* [Exercise details]:
Copy exactly the lines that run from the top of the listing to the line containing "pred_fit_y = [2.8204, 2.7163]", both ends included, and omit the pictures.

* [Material]:
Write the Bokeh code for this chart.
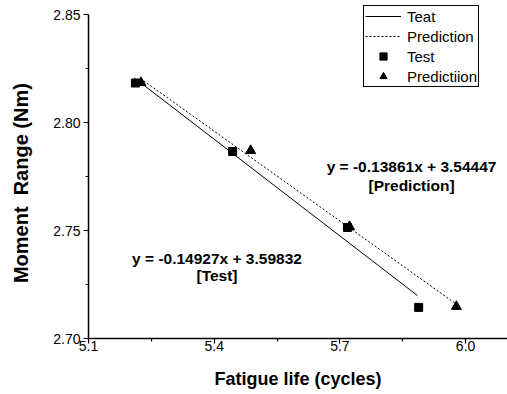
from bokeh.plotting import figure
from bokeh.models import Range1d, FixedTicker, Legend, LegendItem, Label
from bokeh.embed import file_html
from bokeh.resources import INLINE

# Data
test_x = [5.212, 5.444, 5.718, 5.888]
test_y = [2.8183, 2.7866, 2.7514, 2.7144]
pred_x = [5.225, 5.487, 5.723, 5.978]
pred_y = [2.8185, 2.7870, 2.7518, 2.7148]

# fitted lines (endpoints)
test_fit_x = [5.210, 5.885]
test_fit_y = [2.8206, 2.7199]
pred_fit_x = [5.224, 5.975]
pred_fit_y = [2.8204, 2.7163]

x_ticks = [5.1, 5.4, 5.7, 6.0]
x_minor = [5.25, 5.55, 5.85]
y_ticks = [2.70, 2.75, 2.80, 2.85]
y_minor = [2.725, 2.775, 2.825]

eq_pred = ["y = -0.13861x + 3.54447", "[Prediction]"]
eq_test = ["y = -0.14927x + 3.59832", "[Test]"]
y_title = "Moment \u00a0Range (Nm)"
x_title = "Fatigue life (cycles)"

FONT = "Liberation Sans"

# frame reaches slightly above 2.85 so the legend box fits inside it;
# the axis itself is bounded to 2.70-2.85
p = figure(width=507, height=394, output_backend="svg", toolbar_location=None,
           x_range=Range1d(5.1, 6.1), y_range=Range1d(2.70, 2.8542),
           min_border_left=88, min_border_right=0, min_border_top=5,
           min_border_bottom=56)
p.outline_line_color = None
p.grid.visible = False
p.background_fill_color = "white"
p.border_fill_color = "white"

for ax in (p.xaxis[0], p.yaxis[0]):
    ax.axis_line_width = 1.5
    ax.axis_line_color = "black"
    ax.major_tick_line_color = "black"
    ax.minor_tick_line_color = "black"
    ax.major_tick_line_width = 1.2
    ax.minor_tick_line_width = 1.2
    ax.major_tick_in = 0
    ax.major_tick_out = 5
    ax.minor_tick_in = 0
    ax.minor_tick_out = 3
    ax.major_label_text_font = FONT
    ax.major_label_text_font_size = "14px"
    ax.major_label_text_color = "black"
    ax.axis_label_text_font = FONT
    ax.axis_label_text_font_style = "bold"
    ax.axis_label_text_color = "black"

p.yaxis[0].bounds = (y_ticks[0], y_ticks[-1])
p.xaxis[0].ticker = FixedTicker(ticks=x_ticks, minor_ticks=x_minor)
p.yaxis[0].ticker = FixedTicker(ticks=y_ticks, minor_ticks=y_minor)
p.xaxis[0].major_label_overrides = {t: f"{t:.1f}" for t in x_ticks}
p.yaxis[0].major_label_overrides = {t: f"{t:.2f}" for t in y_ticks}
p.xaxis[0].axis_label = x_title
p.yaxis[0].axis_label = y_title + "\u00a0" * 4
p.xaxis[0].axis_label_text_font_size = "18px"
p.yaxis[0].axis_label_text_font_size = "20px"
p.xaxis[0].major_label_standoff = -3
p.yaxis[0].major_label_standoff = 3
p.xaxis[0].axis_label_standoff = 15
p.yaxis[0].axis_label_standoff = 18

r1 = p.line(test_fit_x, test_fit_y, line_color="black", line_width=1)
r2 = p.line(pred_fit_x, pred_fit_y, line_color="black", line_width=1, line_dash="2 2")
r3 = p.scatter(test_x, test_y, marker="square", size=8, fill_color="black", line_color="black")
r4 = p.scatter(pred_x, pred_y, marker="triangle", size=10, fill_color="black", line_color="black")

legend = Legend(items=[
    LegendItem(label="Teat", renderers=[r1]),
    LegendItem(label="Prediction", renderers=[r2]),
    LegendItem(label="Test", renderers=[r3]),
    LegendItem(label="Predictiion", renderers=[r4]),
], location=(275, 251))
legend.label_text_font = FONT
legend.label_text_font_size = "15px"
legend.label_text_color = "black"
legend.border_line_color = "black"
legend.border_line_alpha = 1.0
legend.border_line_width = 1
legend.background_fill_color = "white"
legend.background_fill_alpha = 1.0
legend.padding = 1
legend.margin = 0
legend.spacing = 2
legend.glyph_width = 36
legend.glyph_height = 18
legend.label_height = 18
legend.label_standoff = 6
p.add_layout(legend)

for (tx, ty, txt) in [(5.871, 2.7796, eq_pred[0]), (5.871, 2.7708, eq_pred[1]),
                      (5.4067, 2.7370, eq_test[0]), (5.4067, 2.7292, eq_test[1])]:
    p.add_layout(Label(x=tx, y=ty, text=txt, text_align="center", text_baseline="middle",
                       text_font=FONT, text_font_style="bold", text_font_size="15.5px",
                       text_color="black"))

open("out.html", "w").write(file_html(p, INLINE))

* [Correct answer]:
Write the Bokeh code for this chart.
from bokeh.plotting import figure
from bokeh.models import Range1d, FixedTicker, Legend, LegendItem, Label
from bokeh.embed import file_html
from bokeh.resources import INLINE

# Data
test_x = [5.212, 5.444, 5.718, 5.888]
test_y = [2.8183, 2.7866, 2.7514, 2.7144]
pred_x = [5.225, 5.487, 5.723, 5.978]
pred_y = [2.8185, 2.7870, 2.7518, 2.7148]

# fitted lines (endpoints)
test_fit_x = [5.210, 5.885]
test_fit_y = [2.8206, 2.7199]
pred_fit_x = [5.224, 5.975]
pred_fit_y = [2.8204, 2.7163]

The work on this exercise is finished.